C.S. Lewis's views on education are marvelous. Amy K. Hall, writing in the Stand to Reason blog, talks about the Minneapolis C.S. Lewis conference this weekend (which I blogged about here) and says:
Joe Rigney, one of the speakers, has put together a book of collected essays on his topic, Live Like a Narnian: Christian Discipleship in Lewis’s Chronicles. In the introduction, he explains that good stories play a part in shaping a person’s true perception of reality by developing a proper taste in the reader for the good, the true, and the beautiful:But it’s not enough to simply feel something in response to the objective reality of the world. You must also feel rightly and proportionately to the way the world is….
Aristotle says that the aim of education is to make the pupil like and dislike what he ought [The Abolition of Man, p. 26].
These three realities form the foundation of true education.
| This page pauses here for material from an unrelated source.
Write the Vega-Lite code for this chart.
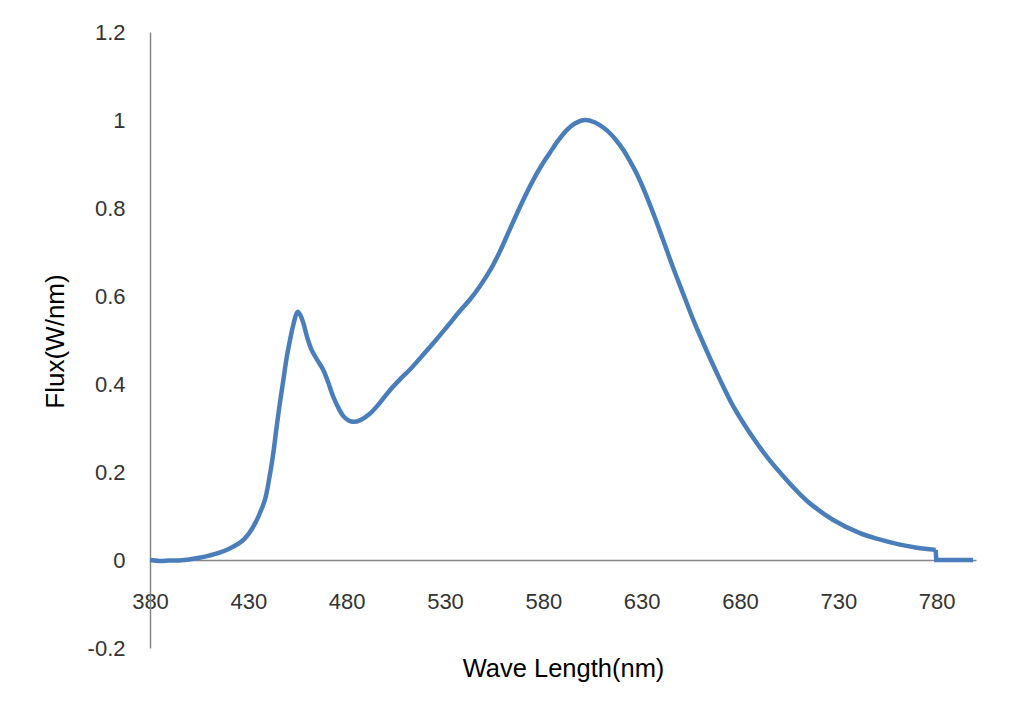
{
  "$schema": "https://vega.github.io/schema/vega-lite/v6.json",
  "width": 826,
  "height": 616,
  "autosize": {"type": "none"},
  "padding": {"left": 150, "top": 32, "right": 33, "bottom": 62},
  "background": "white",
  "config": {"view": {"stroke": null}, "font": "Liberation Sans"},
  "data": {"values": [
    {"nm": 380, "flux": 0.000, "seg": "a"}, {"nm": 385, "flux": -0.002, "seg": "a"}, {"nm": 390, "flux": -0.001, "seg": "a"}, {"nm": 395, "flux": -0.001, "seg": "a"},
    {"nm": 400, "flux": 0.001, "seg": "a"}, {"nm": 405, "flux": 0.005, "seg": "a"}, {"nm": 410, "flux": 0.01, "seg": "a"}, {"nm": 415, "flux": 0.016, "seg": "a"},
    {"nm": 420, "flux": 0.025, "seg": "a"}, {"nm": 425, "flux": 0.037, "seg": "a"}, {"nm": 428, "flux": 0.048, "seg": "a"}, {"nm": 431, "flux": 0.065, "seg": "a"},
    {"nm": 434, "flux": 0.088, "seg": "a"}, {"nm": 436, "flux": 0.108, "seg": "a"}, {"nm": 438.5, "flux": 0.138, "seg": "a"}, {"nm": 440.5, "flux": 0.182, "seg": "a"},
    {"nm": 442.7, "flux": 0.243, "seg": "a"}, {"nm": 444.4, "flux": 0.303, "seg": "a"}, {"nm": 446, "flux": 0.355, "seg": "a"}, {"nm": 447.8, "flux": 0.409, "seg": "a"},
    {"nm": 449.5, "flux": 0.46, "seg": "a"}, {"nm": 451.2, "flux": 0.5, "seg": "a"}, {"nm": 453, "flux": 0.537, "seg": "a"}, {"nm": 455, "flux": 0.564, "seg": "a"},
    {"nm": 456.5, "flux": 0.556, "seg": "a"}, {"nm": 458, "flux": 0.538, "seg": "a"}, {"nm": 460, "flux": 0.505, "seg": "a"}, {"nm": 462.2, "flux": 0.477, "seg": "a"},
    {"nm": 465, "flux": 0.455, "seg": "a"}, {"nm": 468.1, "flux": 0.432, "seg": "a"}, {"nm": 470.5, "flux": 0.405, "seg": "a"}, {"nm": 473.2, "flux": 0.371, "seg": "a"},
    {"nm": 476, "flux": 0.344, "seg": "a"}, {"nm": 478.3, "flux": 0.327, "seg": "a"}, {"nm": 481, "flux": 0.317, "seg": "a"}, {"nm": 483.4, "flux": 0.314, "seg": "a"},
    {"nm": 487, "flux": 0.318, "seg": "a"}, {"nm": 491.9, "flux": 0.333, "seg": "a"}, {"nm": 497, "flux": 0.358, "seg": "a"}, {"nm": 502, "flux": 0.386, "seg": "a"},
    {"nm": 507, "flux": 0.41, "seg": "a"}, {"nm": 512.2, "flux": 0.433, "seg": "a"}, {"nm": 518, "flux": 0.462, "seg": "a"}, {"nm": 524, "flux": 0.4925, "seg": "a"},
    {"nm": 528, "flux": 0.514, "seg": "a"}, {"nm": 532.5, "flux": 0.538, "seg": "a"}, {"nm": 537, "flux": 0.563, "seg": "a"}, {"nm": 542.7, "flux": 0.592, "seg": "a"},
    {"nm": 548, "flux": 0.624, "seg": "a"}, {"nm": 552.9, "flux": 0.658, "seg": "a"}, {"nm": 558, "flux": 0.702, "seg": "a"}, {"nm": 563, "flux": 0.752, "seg": "a"},
    {"nm": 569, "flux": 0.811, "seg": "a"}, {"nm": 574.9, "flux": 0.864, "seg": "a"}, {"nm": 579, "flux": 0.896, "seg": "a"}, {"nm": 583.4, "flux": 0.926, "seg": "a"},
    {"nm": 587.5, "flux": 0.953, "seg": "a"}, {"nm": 591.9, "flux": 0.977, "seg": "a"}, {"nm": 596, "flux": 0.992, "seg": "a"}, {"nm": 601, "flux": 1.0, "seg": "a"},
    {"nm": 606, "flux": 0.995, "seg": "a"}, {"nm": 612.2, "flux": 0.977, "seg": "a"}, {"nm": 616.5, "flux": 0.957, "seg": "a"}, {"nm": 620.7, "flux": 0.932, "seg": "a"},
    {"nm": 624, "flux": 0.907, "seg": "a"}, {"nm": 627.5, "flux": 0.878, "seg": "a"}, {"nm": 631, "flux": 0.843, "seg": "a"}, {"nm": 635.9, "flux": 0.788, "seg": "a"},
    {"nm": 641, "flux": 0.726, "seg": "a"}, {"nm": 646.1, "flux": 0.663, "seg": "a"}, {"nm": 651.2, "flux": 0.604, "seg": "a"}, {"nm": 656.3, "flux": 0.545, "seg": "a"},
    {"nm": 663.1, "flux": 0.475, "seg": "a"}, {"nm": 669.8, "flux": 0.41, "seg": "a"}, {"nm": 676.6, "flux": 0.349, "seg": "a"}, {"nm": 685.1, "flux": 0.288, "seg": "a"},
    {"nm": 693.6, "flux": 0.235, "seg": "a"}, {"nm": 703.7, "flux": 0.182, "seg": "a"}, {"nm": 712, "flux": 0.143, "seg": "a"}, {"nm": 716, "flux": 0.127, "seg": "a"},
    {"nm": 727.4, "flux": 0.091, "seg": "a"}, {"nm": 741, "flux": 0.061, "seg": "a"}, {"nm": 750, "flux": 0.048, "seg": "a"}, {"nm": 761.3, "flux": 0.035, "seg": "a"},
    {"nm": 770, "flux": 0.028, "seg": "a"}, {"nm": 779.5, "flux": 0.023, "seg": "a"},
    {"nm": 779.5, "flux": 0.023, "seg": "b"}, {"nm": 779.8, "flux": 0.0, "seg": "b"}, {"nm": 790, "flux": 0.0, "seg": "b"}, {"nm": 798.5, "flux": 0.0, "seg": "b"}
  ]},
  "encoding": {
    "x": {
      "field": "nm", "type": "quantitative",
      "scale": {"domain": [380, 800], "nice": false, "zero": false},
      "axis": {
        "title": "Wave Length(nm)",
        "values": [380, 430, 480, 530, 580, 630, 680, 730, 780],
        "labelFlush": false, "labelOverlap": false,
        "offset": -88,
        "grid": false, "ticks": false, "tickSize": 0,
        "domainColor": "#868686", "domainWidth": 1.5,
        "labelFontSize": 22, "labelColor": "#333333", "labelPadding": 31,
        "labelFont": "Liberation Sans",
        "titleFontSize": 25.5, "titleFontWeight": "normal", "titleColor": "#000000",
        "titleFont": "Liberation Sans",
        "titleX": 413, "titleY": 116, "titleBaseline": "alphabetic", "titleAlign": "center"
      }
    },
    "y": {
      "field": "flux", "type": "quantitative",
      "scale": {"domain": [-0.2, 1.2], "nice": false, "zero": false},
      "axis": {
        "title": "Flux(W/nm)",
        "values": [-0.2, 0, 0.2, 0.4, 0.6, 0.8, 1, 1.2],
        "labelExpr": "toString(round(datum.value*10)/10)",
        "labelOverlap": false,
        "grid": false, "ticks": false, "tickSize": 0,
        "domainColor": "#868686", "domainWidth": 1.5,
        "labelFontSize": 22, "labelColor": "#333333", "labelPadding": 25,
        "labelFont": "Liberation Sans",
        "titleFontSize": 26, "titleFontWeight": "normal", "titleColor": "#000000",
        "titleFont": "Liberation Sans",
        "titleX": -87, "titleY": 309, "titleAngle": -90, "titleBaseline": "alphabetic", "titleAlign": "center"
      }
    }
  },
  "layer": [
    {
      "transform": [{"filter": "datum.seg == 'a'"}],
      "mark": {"type": "line", "color": "#4a7ebb", "strokeWidth": 4.5, "interpolate": "catmull-rom", "clip": false}
    },
    {
      "transform": [{"filter": "datum.seg == 'b'"}],
      "mark": {"type": "line", "color": "#4a7ebb", "strokeWidth": 4.5, "interpolate": "linear", "clip": false}
    }
  ]
}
They also shape the aim of education….
The little human animal will not at first have the right responses. It must be trained to feel pleasure, liking, disgust, and hatred at those things which really are pleasant, likeable, disgusting, and hateful [p. 26-27].
Following Plato, Lewis believed that we ought to initiate the young into these right responses, even before they are able to rationally understand or explain what they are feeling. The goal of such inculcation of right responses is that, when a child raised in this way grows up and encounters Truth, Goodness, and Beauty, he will welcome them with open arms, because he has been prepared for, and indeed, resembles them already.
Which brings us, finally, to the function of the Narnian stories in Lewis’s vision of education. The Narnian stories display through imaginative fiction and fairy tale the way that the world really is. Here is courage and bravery in its shining glory. Here is honesty and truth-telling in its simplicity and profundity. Here is treachery in all its ugliness. Here is the face of Evil. Here also is the face of Good. A child (or adult) who lives in such stories will have developed the patterns of thought and affection that will be well-prepared to embrace the True, the Good, and the Beautiful (that is, to embrace Jesus Christ) when he finally encounters them (Him!). Like John the Baptist, Lewis and his cast of Narnians will have prepared the way.